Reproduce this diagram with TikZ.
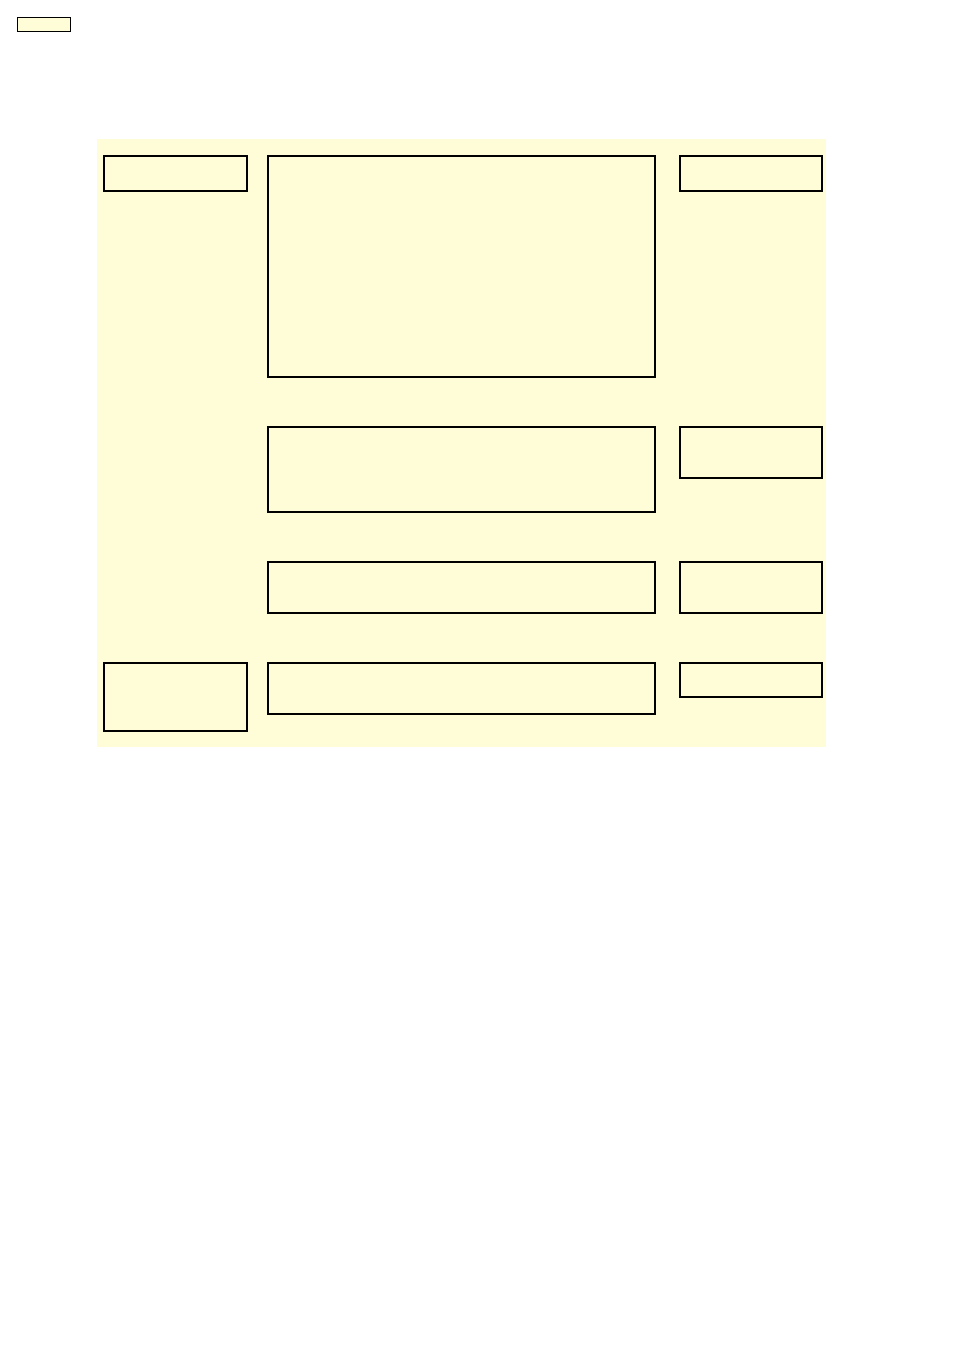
\documentclass[tikz,border=0pt]{standalone}
\usepackage{color}
\usepackage{tikz}
\definecolor{cream}{HTML}{FFFCD8}
\tikzstyle{cellbox}=[rectangle, draw=black, fill=cream, inner sep=0pt, line width=2pt, anchor=north west]

\begin{document}
\begin{tikzpicture}[x=1pt, y=-1pt]
			\useasboundingbox[fill=white] (0,0) rectangle (954,1350);
			\fill[cream] (97,139) rectangle (826,747);
			\node[cellbox, line width=1.3pt, minimum width=53pt, minimum height=14pt] (tag) at (17,17) {};
			\node[cellbox, minimum width=143pt, minimum height=35pt] (l1) at (103,155) {};
			\node[cellbox, minimum width=143pt, minimum height=68pt] (l2) at (103,662) {};
			\node[cellbox, minimum width=387pt, minimum height=221pt] (m1) at (267,155) {};
			\node[cellbox, minimum width=387pt, minimum height=85pt] (m2) at (267,426) {};
			\node[cellbox, minimum width=387pt, minimum height=51pt] (m3) at (267,561) {};
			\node[cellbox, minimum width=387pt, minimum height=51pt] (m4) at (267,662) {};
			\node[cellbox, minimum width=142pt, minimum height=35pt] (r1) at (679,155) {};
			\node[cellbox, minimum width=142pt, minimum height=51pt] (r2) at (679,426) {};
			\node[cellbox, minimum width=142pt, minimum height=51pt] (r3) at (679,561) {};
			\node[cellbox, minimum width=142pt, minimum height=34pt] (r4) at (679,662) {};
		\end{tikzpicture}
\end{document}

* _TO DO_
Write the listing out a second time exactly, dropping all images.

* _WRITTEN SOLUTION_
Reproduce this diagram with TikZ.
\documentclass[tikz,border=0pt]{standalone}
\usepackage{color}
\usepackage{tikz}
\definecolor{cream}{HTML}{FFFCD8}
\tikzstyle{cellbox}=[rectangle, draw=black, fill=cream, inner sep=0pt, line width=2pt, anchor=north west]

\begin{document}
\begin{tikzpicture}[x=1pt, y=-1pt]
			\useasboundingbox[fill=white] (0,0) rectangle (954,1350);
			\fill[cream] (97,139) rectangle (826,747);
			\node[cellbox, line width=1.3pt, minimum width=53pt, minimum height=14pt] (tag) at (17,17) {};
			\node[cellbox, minimum width=143pt, minimum height=35pt] (l1) at (103,155) {};
			\node[cellbox, minimum width=143pt, minimum height=68pt] (l2) at (103,662) {};
			\node[cellbox, minimum width=387pt, minimum height=221pt] (m1) at (267,155) {};
			\node[cellbox, minimum width=387pt, minimum height=85pt] (m2) at (267,426) {};
			\node[cellbox, minimum width=387pt, minimum height=51pt] (m3) at (267,561) {};
			\node[cellbox, minimum width=387pt, minimum height=51pt] (m4) at (267,662) {};
			\node[cellbox, minimum width=142pt, minimum height=35pt] (r1) at (679,155) {};
			\node[cellbox, minimum width=142pt, minimum height=51pt] (r2) at (679,426) {};
			\node[cellbox, minimum width=142pt, minimum height=51pt] (r3) at (679,561) {};
			\node[cellbox, minimum width=142pt, minimum height=34pt] (r4) at (679,662) {};
		\end{tikzpicture}
\end{document}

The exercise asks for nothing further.